Okay so I did a "fall nitrogen blitz" last year. This is really my first full year of being a lawn nut. Soil temp in my area is almost 50. I'm going to start nutrient correcting by adding 10-20-20 (or some type of high phosphorus/ high potassium fertilizer).

How much 10-20-20 should I apply per application? How long between applications? My soil is slightly deficit in those two nutrients at 22 and 160 ppm respectively. Is it just the Nitrogen I need to worry about burning my lawn?

Thanks for help!
Matt


----------



## g-man (Jun 15, 2017)

The rule of thumb is to avoid going above 1lb of any (NPK) at once per rolling month. They way to calculate for 1lb is to divide 1 over the largest percentage. In your example, 10-20-20, 20 would be the largest percentage, therefore 1/0.20 = 5lb of product/ksqft.

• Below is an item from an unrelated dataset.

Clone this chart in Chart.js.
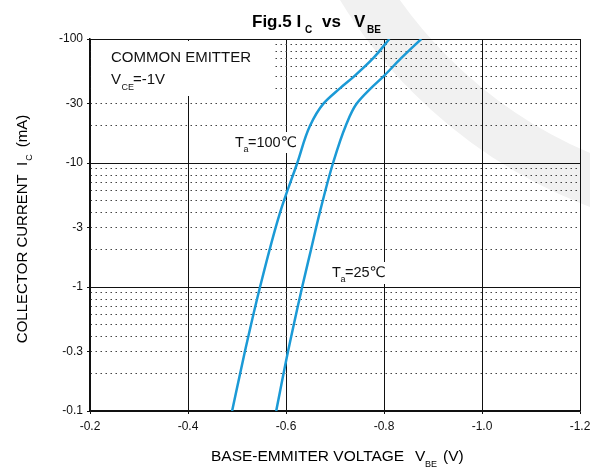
<!DOCTYPE html>
<html>
<head>
<meta charset="utf-8">
<script src="https://cdn.jsdelivr.net/npm/chart.js@4.4.0/dist/chart.umd.min.js"></script>
<style>
  body { margin: 0; background: #fff; }
  #wrap { width: 590px; height: 468px; }
</style>
</head>
<body>
<div id="wrap"><canvas id="ic-vbe" width="590" height="468"></canvas></div>
<script>
// Ta = 100 C curve (VBE in V, IC in mA)
const vbe100 = [-0.490, -0.516, -0.547, -0.588, -0.623, -0.649, -0.676, -0.710, -0.739, -0.778, -0.811];
const ic100  = [-0.1, -0.3, -1, -4, -10, -20, -30, -40, -50, -70, -100];

// Ta = 25 C curve
const vbe25 = [-0.580, -0.604, -0.633, -0.651, -0.669, -0.696, -0.722, -0.744, -0.773, -0.799, -0.835, -0.876];
const ic25  = [-0.1, -0.3, -1, -2, -4, -10, -20, -30, -40, -50, -70, -100];

const xTickValues = [-0.2, -0.4, -0.6, -0.8, -1.0, -1.2];
const yTickLabels = [-0.1, -0.3, -1, -3, -10, -30, -100];

const FONT = '"Liberation Sans", Arial, "DejaVu Sans", "Noto Sans CJK SC", sans-serif';
const LINE_COLOR = '#1b9ad6';

// every 1..9 step of each decade, as magnitudes for the log axis
const yGridValues = [];
[0.1, 1, 10].forEach(d => {
  for (let m = 1; m <= 9; m++) yGridValues.push(Number((d * m).toPrecision(3)));
});
yGridValues.push(100);

const isDecade = v => Math.abs(Math.log10(v) - Math.round(Math.log10(v))) < 1e-6;
const labelled = v => yTickLabels.some(l => Math.abs(Math.abs(l) - v) < 1e-9);

function toPoints(xs, ys) {
  return xs.map((x, i) => ({ x: x, y: Math.abs(ys[i]) }));
}

// draws text pieces [text, x, baseline, size, bold]
function drawPieces(ctx, pieces) {
  pieces.forEach(p => {
    ctx.font = (p[4] ? 'bold ' : '') + p[3] + 'px ' + FONT;
    ctx.fillText(p[0], p[1], p[2]);
  });
}

const decorations = {
  id: 'decorations',
  beforeDraw(chart) {
    // faint watermark band
    const ctx = chart.ctx;
    ctx.save();
    ctx.strokeStyle = '#f1f1f1';
    ctx.lineWidth = 50;
    ctx.beginPath();
    ctx.arc(766, -260, 474, 0, Math.PI * 2);
    ctx.stroke();
    ctx.restore();
  },
  beforeDatasetsDraw(chart) {
    const ctx = chart.ctx;
    ctx.save();
    // white boxes behind the notes
    ctx.fillStyle = '#fff';
    ctx.fillRect(91, 41, 181, 55);
    ctx.fillRect(233, 132, 67, 21);
    ctx.fillRect(330, 262, 57, 22);

    ctx.fillStyle = '#111';
    ctx.textAlign = 'left';
    ctx.textBaseline = 'alphabetic';
    drawPieces(ctx, [
      ['COMMON EMITTER', 111, 62, 15],
      ['V', 111, 84, 15],
      ['CE', 121.5, 90, 9],
      ['=-1V', 133, 84, 15],
      ['T', 235, 147, 14.5],
      ['a', 243.5, 152, 9],
      ['=100\u2103', 248, 147, 14.5],
      ['T', 332, 277, 14.5],
      ['a', 340.5, 282, 9],
      ['=25\u2103', 345, 277, 14.5]
    ]);
    ctx.restore();
  },
  afterDraw(chart) {
    const ctx = chart.ctx;
    ctx.save();
    ctx.fillStyle = '#000';
    ctx.textAlign = 'left';
    ctx.textBaseline = 'alphabetic';
    // title
    drawPieces(ctx, [
      ['Fig.5 I', 252, 27, 17, true],
      ['C', 305, 33, 10, true],
      ['vs', 322, 27, 17, true],
      ['V', 354, 27, 17, true],
      ['BE', 367, 33, 10, true]
    ]);
    // x axis title
    drawPieces(ctx, [
      ['BASE-EMMITER VOLTAGE', 211, 461, 15.5],
      ['V', 415, 461, 15.5],
      ['BE', 425, 467, 9],
      ['(V)', 443, 461, 15.5]
    ]);
    // y axis title, rotated
    ctx.translate(27, 229);
    ctx.rotate(-Math.PI / 2);
    ctx.font = '15px ' + FONT;
    const a = 'COLLECTOR CURRENT  I';
    const b = '(mA)';
    const wa = ctx.measureText(a).width;
    const wb = ctx.measureText(b).width;
    ctx.font = '9px ' + FONT;
    const wc = ctx.measureText('C').width;
    const total = wa + wc + 8 + wb;
    let x0 = -total / 2;
    drawPieces(ctx, [
      [a, x0, 0, 15],
      ['C', x0 + wa + 1, 5, 9],
      [b, x0 + wa + wc + 8, 0, 15]
    ]);
    ctx.restore();
  }
};

const ctx = document.getElementById('ic-vbe');
new Chart(ctx, {
  type: 'line',
  data: {
    datasets: [
      {
        label: 'Ta=100\u2103',
        data: toPoints(vbe100, ic100),
        indexAxis: 'y',
        borderColor: LINE_COLOR,
        borderWidth: 2.5,
        pointRadius: 0,
        cubicInterpolationMode: 'monotone',
        fill: false
      },
      {
        label: 'Ta=25\u2103',
        data: toPoints(vbe25, ic25),
        indexAxis: 'y',
        borderColor: LINE_COLOR,
        borderWidth: 2.5,
        pointRadius: 0,
        cubicInterpolationMode: 'monotone',
        fill: false
      }
    ]
  },
  options: {
    responsive: false,
    animation: false,
    devicePixelRatio: 1,
    layout: { padding: { top: 39, right: 10, left: 0, bottom: 0 } },
    plugins: {
      legend: { display: false },
      tooltip: { enabled: false },
      title: { display: false }
    },
    scales: {
      x: {
        type: 'linear',
        min: -1.2,
        max: -0.2,
        reverse: true,
        afterBuildTicks: s => { s.ticks = xTickValues.map(v => ({ value: v })); },
        afterFit: s => { s.height = 57; s.paddingLeft = 0; s.paddingRight = 0; },
        ticks: {
          autoSkip: false,
          maxRotation: 0,
          padding: 5,
          color: '#111',
          font: { family: FONT, size: 12 },
          callback: v => Number(v).toFixed(1)
        },
        grid: { color: '#111', lineWidth: 1, tickLength: 3, tickColor: '#111' },
        border: { color: '#111', width: 1.5 }
      },
      y: {
        type: 'logarithmic',
        min: 0.1,
        max: 100,
        afterBuildTicks: s => { s.ticks = yGridValues.map(v => ({ value: v })); },
        afterFit: s => { s.width = 90; s.paddingTop = 0; s.paddingBottom = 0; },
        ticks: {
          autoSkip: false,
          padding: 4,
          color: '#111',
          font: { family: FONT, size: 12 },
          callback: v => labelled(v) ? '-' + v : ''
        },
        grid: {
          color: c => isDecade(c.tick.value) ? '#111' : '#444',
          lineWidth: 1,
          tickLength: 3,
          tickColor: c => labelled(c.tick.value) ? '#111' : 'rgba(0,0,0,0)'
        },
        border: {
          color: '#111',
          width: 1.5,
          dash: c => (c.tick && !isDecade(c.tick.value)) ? [1.5, 3.5] : []
        }
      }
    }
  },
  plugins: [decorations]
});
</script>
</body>
</html>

Since these products use cheaper nutrients, their salt levels are higher, so I would suggest you use a target of 0.5lb. This will yield 0.5/.20 = 2.5lb/ksqft. Starting at half rate will also allow you to get to know your equipment for even coverage and avoid the risk of burning if you overlap.


----------



## 1mjbrierley (Sep 22, 2018)

g-man said:


> The rule of thumb is to avoid going above 1lb of any (NPK) at once per rolling month. They way to calculate for 1lb is to divide 1 over the largest percentage. In your example, 10-20-20, 20 would be the largest percentage, therefore 1/0.20 = 5lb of product/ksqft.
> 
> Since these products use cheaper nutrients, their salt levels are higher, so I would suggest you use a target of 0.5lb. This will yield 0.5/.20 = 2.5lb/ksqft. Starting at half rate will also allow you to get to know your equipment for even coverage and avoid the risk of burning if you overlap.


@g-man thanks!


----------